» PROBLEM TO WORK ON
Output the full listing below exactly as it reads, and skip anything that is a picture.
## START
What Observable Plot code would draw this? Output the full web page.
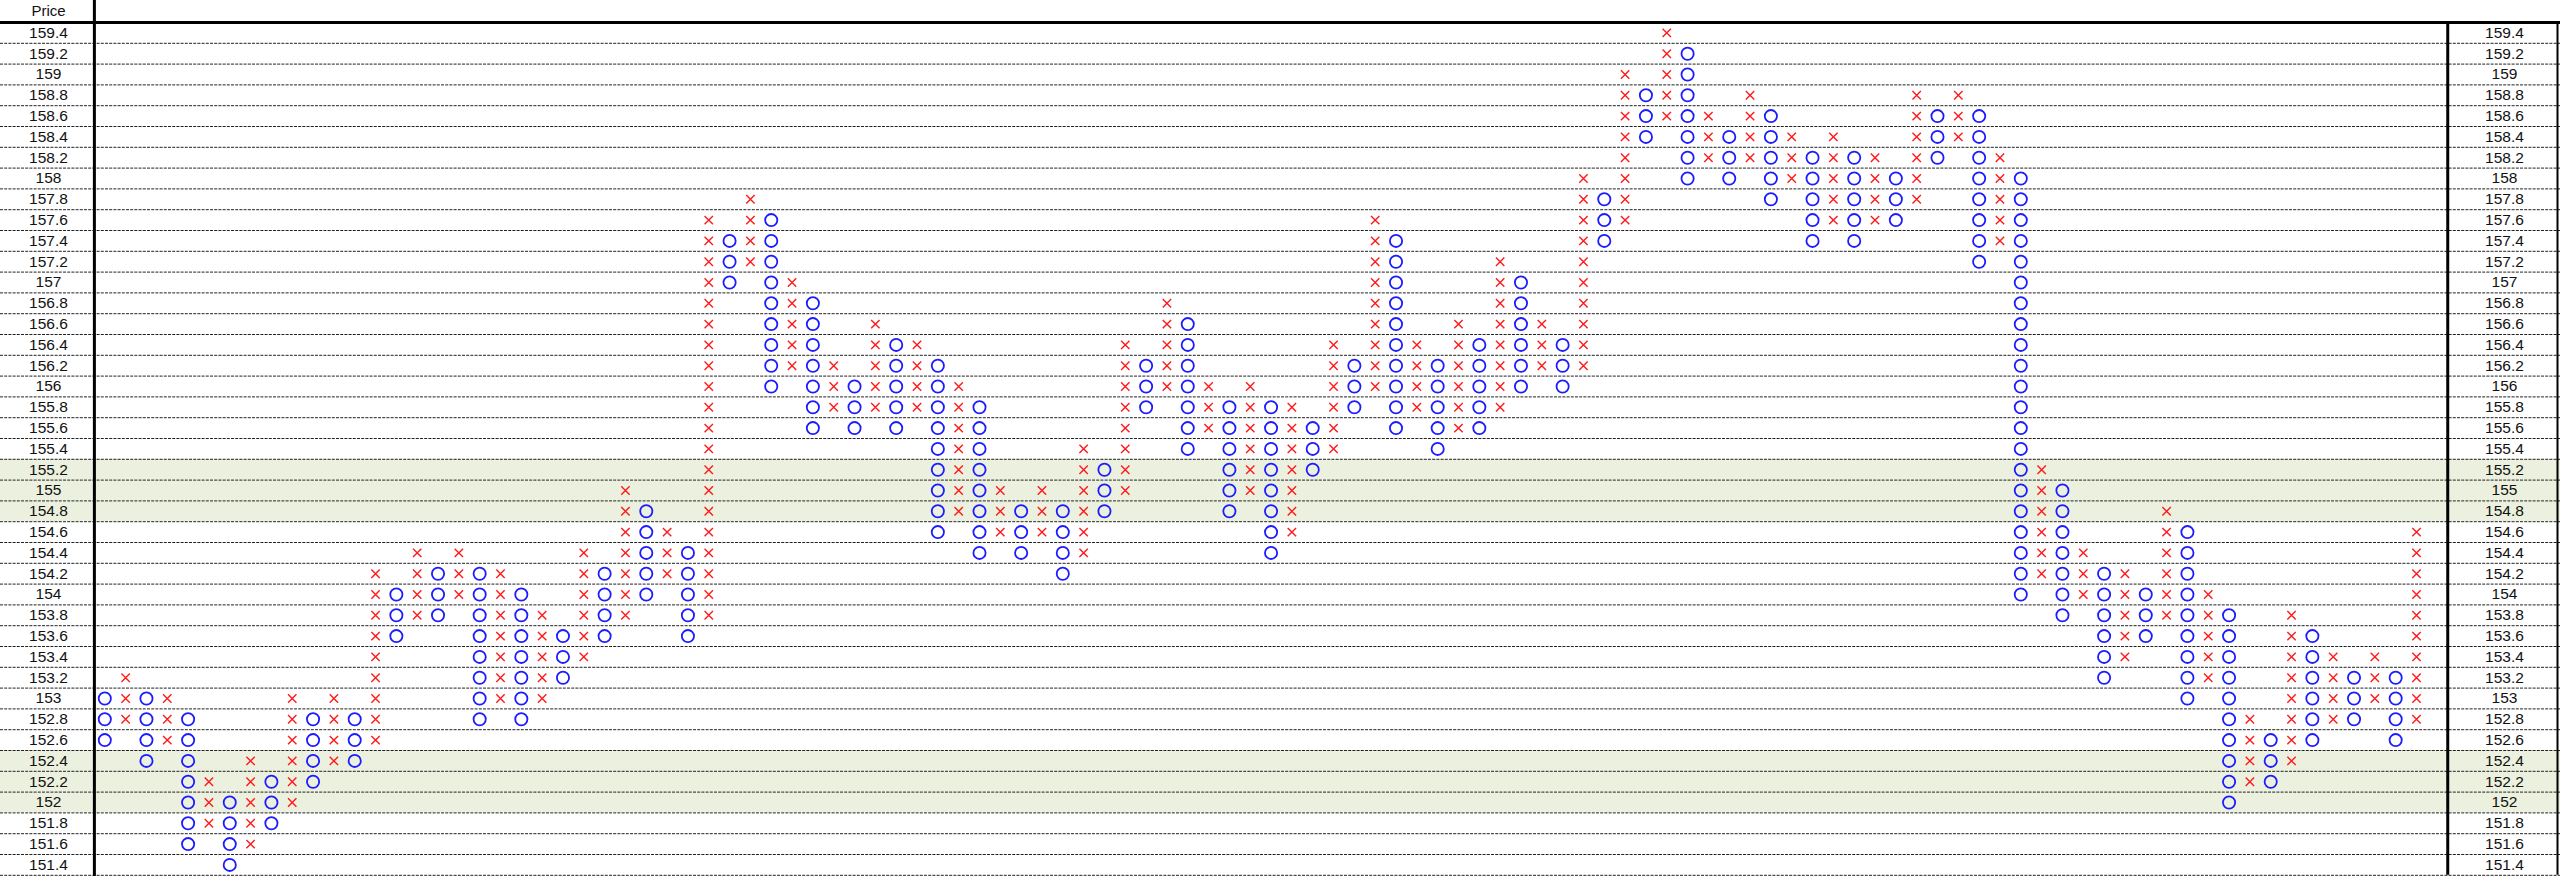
<!DOCTYPE html>
<html>
<head>
<meta charset="utf-8">
<script src="https://cdn.jsdelivr.net/npm/d3@7"></script>
<script src="https://cdn.jsdelivr.net/npm/@observablehq/plot@0.6"></script>
<style>
  html, body { margin: 0; padding: 0; background: #fff; }
  #chart svg { display: block; }
</style>
</head>
<body>
<div id="chart"></div>
<script>
// Point & figure chart: 0.2 box size, 3-box reversal, columns alternate O / X.
const boxSize = 0.2;
const firstColumnKind = "O";

// Price rows shown on both label columns (top to bottom)
const priceTicks = [
  159.4, 159.2, 159, 158.8, 158.6, 158.4, 158.2, 158, 157.8, 157.6,
  157.4, 157.2, 157, 156.8, 156.6, 156.4, 156.2, 156, 155.8, 155.6,
  155.4, 155.2, 155, 154.8, 154.6, 154.4, 154.2, 154, 153.8, 153.6,
  153.4, 153.2, 153, 152.8, 152.6, 152.4, 152.2, 152, 151.8, 151.6, 151.4
];

// Highlighted price bands
const shadedPrices = [155.2, 155, 154.8, 152.4, 152.2, 152];

// Lowest box of each column
const columnLow = [
  152.6, 152.8, 152.4, 152.6, 151.6, 151.8, 151.4, 151.6, 151.8, 152.0,
  152.2, 152.4, 152.4, 152.6, 153.6, 153.8, 153.8, 154.0, 152.8, 153.0,
  152.8, 153.0, 153.2, 153.4, 153.6, 153.8, 154.0, 154.2, 153.6, 153.8,
  157.0, 157.2, 156.0, 156.2, 155.6, 155.8, 155.6, 155.8, 155.6, 155.8,
  154.6, 154.8, 154.4, 154.6, 154.4, 154.6, 154.2, 154.4, 154.8, 155.0,
  155.8, 156.0, 155.4, 155.6, 154.8, 155.0, 154.4, 154.6, 155.2, 155.4,
  155.8, 156.0, 155.6, 155.8, 155.4, 155.6, 155.6, 155.8, 156.0, 156.2,
  156.0, 156.2, 157.4, 157.6, 158.4, 158.6, 158.0, 158.2, 158.0, 158.2,
  157.8, 158.0, 157.4, 157.6, 157.4, 157.6, 157.6, 157.8, 158.2, 158.4,
  157.2, 157.4, 154.0, 154.2, 153.8, 154.0, 153.2, 153.4, 153.6, 153.8,
  153.0, 153.2, 152.0, 152.2, 152.2, 152.4, 152.6, 152.8, 152.8, 153.0,
  152.6, 152.8
];

// Highest box of each column
const columnHigh = [
  153.0, 153.2, 153.0, 153.0, 152.8, 152.2, 152.0, 152.4, 152.2, 153.0,
  152.8, 153.0, 152.8, 154.2, 154.0, 154.4, 154.2, 154.4, 154.2, 154.2,
  154.0, 153.8, 153.6, 154.4, 154.2, 155.0, 154.8, 154.6, 154.4, 157.6,
  157.4, 157.8, 157.6, 157.0, 156.8, 156.2, 156.0, 156.6, 156.4, 156.4,
  156.2, 156.0, 155.8, 155.0, 154.8, 155.0, 154.8, 155.4, 155.2, 156.4,
  156.2, 156.8, 156.6, 156.0, 155.8, 156.0, 155.8, 155.8, 155.6, 156.4,
  156.2, 157.6, 157.4, 156.4, 156.2, 156.6, 156.4, 157.2, 157.0, 156.6,
  156.4, 158.0, 157.8, 159.0, 158.8, 159.4, 159.2, 158.6, 158.4, 158.8,
  158.6, 158.4, 158.2, 158.4, 158.2, 158.2, 158.0, 158.8, 158.6, 158.8,
  158.6, 158.2, 158.0, 155.2, 155.0, 154.4, 154.2, 154.2, 154.0, 154.8,
  154.6, 154.0, 153.8, 152.8, 152.6, 153.8, 153.6, 153.4, 153.2, 153.4,
  153.2, 154.6
];

// Expand each column into its individual boxes
const boxes = [];
columnLow.forEach((low, i) => {
  const n = Math.round((columnHigh[i] - low) / boxSize) + 1;
  const kind = (i % 2 === 0) ? firstColumnKind : (firstColumnKind === "O" ? "X" : "O");
  for (let k = 0; k < n; k++) {
    boxes.push({col: i, price: +(low + k * boxSize).toFixed(1), kind});
  }
});
const oBoxes = boxes.filter(d => d.kind === "O");
const xBoxes = boxes.filter(d => d.kind === "X");

// Layout (pixels)
const W = 2560, H = 876;
const firstColX = 104.3, lastColX = 2416;
const colCount = columnLow.length;
const colStep = (lastColX - firstColX) / (colCount - 1);
const headerBottom = 22, rowH = 20.8;
const topPrice = priceTicks[0], bottomPrice = priceTicks[priceTicks.length - 1];
const yTop = headerBottom + rowH / 2;
const yBottom = headerBottom + rowH * (priceTicks.length - 0.5);
const colAt = px => (px - firstColX) / colStep;   // pixel -> column index
const half = boxSize / 2;

const fmt = p => String(+p.toFixed(1));
const font = "'Liberation Sans', Arial, sans-serif";

const chart = Plot.plot({
  width: W,
  height: H,
  margin: 0,
  style: {background: "#fff", fontFamily: font},
  x: {type: "linear", domain: [0, colCount - 1], range: [firstColX, lastColX], axis: null},
  y: {type: "linear", domain: [topPrice, bottomPrice], range: [yTop, yBottom], axis: null},
  marks: [
    // shaded bands span the whole width
    Plot.rect(shadedPrices, {y1: p => p - half, y2: p => p + half, fill: "#EBF1DE"}),
    // dashed row separators
    Plot.ruleY(priceTicks, {y: p => p - half, stroke: "#222", strokeWidth: 1, strokeDasharray: "3,1.2"}),
    // header line and column dividers
    Plot.ruleY([topPrice + half], {stroke: "#000", strokeWidth: 3}),
    Plot.ruleX([-0.5], {stroke: "#000", strokeWidth: 3}),
    Plot.ruleX([colCount + 0.5], {y1: topPrice + half, y2: bottomPrice - half, stroke: "#000", strokeWidth: 3}),
    Plot.ruleX([colAt(W - 3)], {y1: topPrice + half, y2: bottomPrice - half, stroke: "#000", strokeWidth: 2}),
    // boxes
    Plot.dot(xBoxes, {x: "col", y: "price", symbol: "times", r: 3.9, stroke: "#ff1a1a", strokeWidth: 1.4}),
    Plot.dot(oBoxes, {x: "col", y: "price", r: 6.1, stroke: "#1c1cff", strokeWidth: 1.8, fill: "none"}),
    // price labels, left and right
    Plot.text(priceTicks, {y: p => p, text: fmt, frameAnchor: "left", dx: 48, textAnchor: "middle", fontSize: 15.5, fill: "#111"}),
    Plot.text(priceTicks, {y: p => p, text: fmt, frameAnchor: "right", dx: -56, textAnchor: "middle", fontSize: 15.5, fill: "#111"}),
    Plot.text(["Price"], {text: d => d, frameAnchor: "top-left", dx: 48, dy: 11, textAnchor: "middle", lineAnchor: "middle", fontSize: 15, fill: "#111"})
  ]
});

document.getElementById("chart").append(chart);
</script>
</body>
</html>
## END
» TASK OUTPUT
What Observable Plot code would draw this? Output the full web page.
<!DOCTYPE html>
<html>
<head>
<meta charset="utf-8">
<script src="https://cdn.jsdelivr.net/npm/d3@7"></script>
<script src="https://cdn.jsdelivr.net/npm/@observablehq/plot@0.6"></script>
<style>
  html, body { margin: 0; padding: 0; background: #fff; }
  #chart svg { display: block; }
</style>
</head>
<body>
<div id="chart"></div>
<script>
// Point & figure chart: 0.2 box size, 3-box reversal, columns alternate O / X.
const boxSize = 0.2;
const firstColumnKind = "O";

// Price rows shown on both label columns (top to bottom)
const priceTicks = [
  159.4, 159.2, 159, 158.8, 158.6, 158.4, 158.2, 158, 157.8, 157.6,
  157.4, 157.2, 157, 156.8, 156.6, 156.4, 156.2, 156, 155.8, 155.6,
  155.4, 155.2, 155, 154.8, 154.6, 154.4, 154.2, 154, 153.8, 153.6,
  153.4, 153.2, 153, 152.8, 152.6, 152.4, 152.2, 152, 151.8, 151.6, 151.4
];

// Highlighted price bands
const shadedPrices = [155.2, 155, 154.8, 152.4, 152.2, 152];

// Lowest box of each column
const columnLow = [
  152.6, 152.8, 152.4, 152.6, 151.6, 151.8, 151.4, 151.6, 151.8, 152.0,
  152.2, 152.4, 152.4, 152.6, 153.6, 153.8, 153.8, 154.0, 152.8, 153.0,
  152.8, 153.0, 153.2, 153.4, 153.6, 153.8, 154.0, 154.2, 153.6, 153.8,
  157.0, 157.2, 156.0, 156.2, 155.6, 155.8, 155.6, 155.8, 155.6, 155.8,
  154.6, 154.8, 154.4, 154.6, 154.4, 154.6, 154.2, 154.4, 154.8, 155.0,
  155.8, 156.0, 155.4, 155.6, 154.8, 155.0, 154.4, 154.6, 155.2, 155.4,
  155.8, 156.0, 155.6, 155.8, 155.4, 155.6, 155.6, 155.8, 156.0, 156.2,
  156.0, 156.2, 157.4, 157.6, 158.4, 158.6, 158.0, 158.2, 158.0, 158.2,
  157.8, 158.0, 157.4, 157.6, 157.4, 157.6, 157.6, 157.8, 158.2, 158.4,
  157.2, 157.4, 154.0, 154.2, 153.8, 154.0, 153.2, 153.4, 153.6, 153.8,
  153.0, 153.2, 152.0, 152.2, 152.2, 152.4, 152.6, 152.8, 152.8, 153.0,
  152.6, 152.8
];

// Highest box of each column
const columnHigh = [
  153.0, 153.2, 153.0, 153.0, 152.8, 152.2, 152.0, 152.4, 152.2, 153.0,
  152.8, 153.0, 152.8, 154.2, 154.0, 154.4, 154.2, 154.4, 154.2, 154.2,
  154.0, 153.8, 153.6, 154.4, 154.2, 155.0, 154.8, 154.6, 154.4, 157.6,
  157.4, 157.8, 157.6, 157.0, 156.8, 156.2, 156.0, 156.6, 156.4, 156.4,
  156.2, 156.0, 155.8, 155.0, 154.8, 155.0, 154.8, 155.4, 155.2, 156.4,
  156.2, 156.8, 156.6, 156.0, 155.8, 156.0, 155.8, 155.8, 155.6, 156.4,
  156.2, 157.6, 157.4, 156.4, 156.2, 156.6, 156.4, 157.2, 157.0, 156.6,
  156.4, 158.0, 157.8, 159.0, 158.8, 159.4, 159.2, 158.6, 158.4, 158.8,
  158.6, 158.4, 158.2, 158.4, 158.2, 158.2, 158.0, 158.8, 158.6, 158.8,
  158.6, 158.2, 158.0, 155.2, 155.0, 154.4, 154.2, 154.2, 154.0, 154.8,
  154.6, 154.0, 153.8, 152.8, 152.6, 153.8, 153.6, 153.4, 153.2, 153.4,
  153.2, 154.6
];

// Expand each column into its individual boxes
const boxes = [];
columnLow.forEach((low, i) => {
  const n = Math.round((columnHigh[i] - low) / boxSize) + 1;
  const kind = (i % 2 === 0) ? firstColumnKind : (firstColumnKind === "O" ? "X" : "O");
  for (let k = 0; k < n; k++) {
    boxes.push({col: i, price: +(low + k * boxSize).toFixed(1), kind});
  }
});
const oBoxes = boxes.filter(d => d.kind === "O");
const xBoxes = boxes.filter(d => d.kind === "X");

// Layout (pixels)
const W = 2560, H = 876;
const firstColX = 104.3, lastColX = 2416;
const colCount = columnLow.length;
const colStep = (lastColX - firstColX) / (colCount - 1);
const headerBottom = 22, rowH = 20.8;
const topPrice = priceTicks[0], bottomPrice = priceTicks[priceTicks.length - 1];
const yTop = headerBottom + rowH / 2;
const yBottom = headerBottom + rowH * (priceTicks.length - 0.5);
const colAt = px => (px - firstColX) / colStep;   // pixel -> column index
const half = boxSize / 2;

const fmt = p => String(+p.toFixed(1));
const font = "'Liberation Sans', Arial, sans-serif";

const chart = Plot.plot({
  width: W,
  height: H,
  margin: 0,
  style: {background: "#fff", fontFamily: font},
  x: {type: "linear", domain: [0, colCount - 1], range: [firstColX, lastColX], axis: null},
  y: {type: "linear", domain: [topPrice, bottomPrice], range: [yTop, yBottom], axis: null},
  marks: [
    // shaded bands span the whole width
    Plot.rect(shadedPrices, {y1: p => p - half, y2: p => p + half, fill: "#EBF1DE"}),
    // dashed row separators
    Plot.ruleY(priceTicks, {y: p => p - half, stroke: "#222", strokeWidth: 1, strokeDasharray: "3,1.2"}),
    // header line and column dividers
    Plot.ruleY([topPrice + half], {stroke: "#000", strokeWidth: 3}),
    Plot.ruleX([-0.5], {stroke: "#000", strokeWidth: 3}),
    Plot.ruleX([colCount + 0.5], {y1: topPrice + half, y2: bottomPrice - half, stroke: "#000", strokeWidth: 3}),
    Plot.ruleX([colAt(W - 3)], {y1: topPrice + half, y2: bottomPrice - half, stroke: "#000", strokeWidth: 2}),
    // boxes
    Plot.dot(xBoxes, {x: "col", y: "price", symbol: "times", r: 3.9, stroke: "#ff1a1a", strokeWidth: 1.4}),
    Plot.dot(oBoxes, {x: "col", y: "price", r: 6.1, stroke: "#1c1cff", strokeWidth: 1.8, fill: "none"}),
    // price labels, left and right
    Plot.text(priceTicks, {y: p => p, text: fmt, frameAnchor: "left", dx: 48, textAnchor: "middle", fontSize: 15.5, fill: "#111"}),
    Plot.text(priceTicks, {y: p => p, text: fmt, frameAnchor: "right", dx: -56, textAnchor: "middle", fontSize: 15.5, fill: "#111"}),
    Plot.text(["Price"], {text: d => d, frameAnchor: "top-left", dx: 48, dy: 11, textAnchor: "middle", lineAnchor: "middle", fontSize: 15, fill: "#111"})
  ]
});

document.getElementById("chart").append(chart);
</script>
</body>
</html>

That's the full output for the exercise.